Y una tentación para nosotros, que hemos sido hechos para los embrujos, detenernos donde uno es feliz, olvidar las tribulaciones de allí abajo y el destino de los demás. Como Pedro y su primer descuido: él, pescador de un mar estrecho entre olas, allí él quisiera transformar en morada definitiva aquella alegría, en un abrigo protector contra la cruz. No quiere volver al valle, ni bajar aquellas tres tiendas de campaña hasta allí, aquel dulce vivir de unos pocos, sin afanes, sin nunca jamás morir. Y resuena el eco de aquella espléndida declaración de ternura que el Nazareno dedica a Pedro: “cuando eras más joven, te ceñías el vestido e ibas donde querías, cuando seas viejo extenderás tus manos, otro te ceñirá el vestido y te llevará donde tú no quieres ir”. Como sobre el monte, la invitación a llevar a tus amigos hacia lo alto, lejos del ruido, y hacerles ver tu rostro, patentizar cómo es hermoso para nosotros estarnos aquí. Tocarles y darles fuerza, quitándoles el miedo. Después, sin levantar tiendas, volver a vivir en el propio espacio cotidiano. Es verdad: tú sabes cuál es la meta. Pero a la que hoy llegas no es definitiva. Al alba uno parte sin saber dónde en la noche plantarás la tienda. Se reirán de ti, te ultrajarán, pensarán que eres un imbécil porque no construyes casa, no inviertes en muebles, no levantas barricadas ni verjas con mando a distancia. Se reirán porque para ellos no tienes los papeles en regla.

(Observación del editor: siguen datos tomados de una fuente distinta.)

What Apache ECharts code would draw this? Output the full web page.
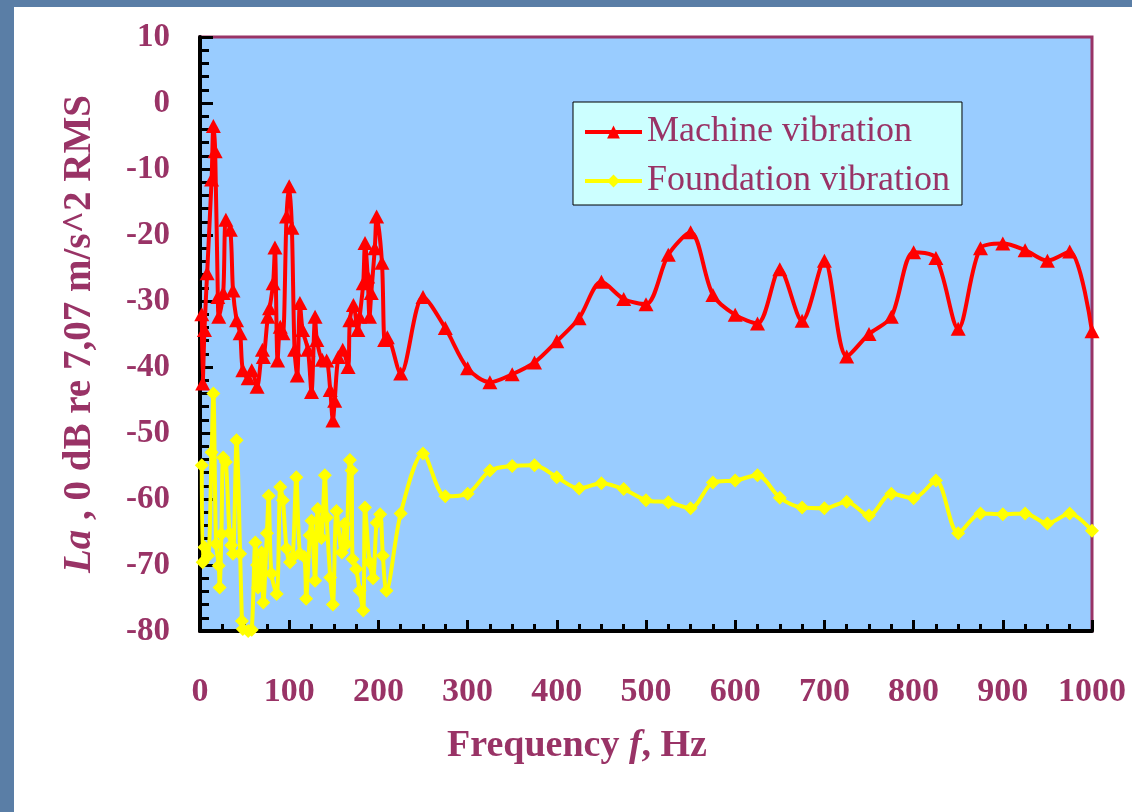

Uno acepta el partir, pero al menos le gustaría soñar con la dirección. Abrahán era pastor: husmear los pastos era su pasión, su profesión. Setenta y cinco primaveras (y otros tantos inviernos): tiempo de testamentos a firmar y recuerdos para custodiar, tiempo de pasados y de nostalgias y de añoranzas. Dios irrumpe en su mundo cotidiano y le hace vivir la experiencia del absurdo. Setenta y cinco años es la edad buena para empezar a vivir. “Vete de tu tierra” Es decir: sé un apátrida, un gitano, hacia el país que yo te indicaré. ¿Entenderías algo? Estamos acostumbrados a que los periódicos nos mantengan sentados. Los grandes -a través de ellos- para cada problema nos dan por adelantado la respuesta que tenemos que dar: la papeleta para votar, el partido al que adherirse, la película para ir a ver y la que no tenemos que ver, el diario que hemos de leer, las noticias que hemos de escuchar, el agua que es bueno beber, los alimentos que debemos comer, el camino para recorrer, el traje que ponernos, las palabras que hemos de usar. Les gusta que estemos sentados, porque todo movimiento es un atentado a la autoridad. El evangelio, en cambio, te lanza a la palestra, con una Palabra como equipamiento. El único recurso, el único apoyo: ¡qué consolador!
Y no obstante, Abrahán cree. Pero el tiempo pasa y, sin embargo, cree. Dios parece no mantener las promesas y a pesar de ello Abrahán cree. Parece haberse olvidado de las promesas y él continúa creyendo. Cree. No se lamenta. No arrincona el sueño. No le asustan las burlas. Cree porque ha intuido la técnica de Dios: interviene únicamente cuando el hombre ha quemado todas las posibilidades. Mantiene con puntualidad la Palabra cuando ya ha pasado el tiempo, cuando ya no hay nada que esperar. Es como decir: “Ahora o sujetas mi mano o sujetas mi mano”. Ésta es la paradoja increíble y lacerante de la fe. Si la aceptas, descubres a un Dios magnífico: un Dios que te levanta, que te despierta, provoca, hace nacer, interpela, escuece, despierta la creatividad, abre horizontes, discierne los pasos. Te libera. Tiene, sin embargo, un defecto: siempre va por delante. La tierra prometida está por delante: prohibida la nostalgia, el volver la cabeza atrás. Ellos te adoctrinan, Él te vacía para encender la libertad. El hombre es estático y repetitivo, Dios es dinámico y sorprendente. Tal vez por eso aún hoy en día sigue estando un poco más allá.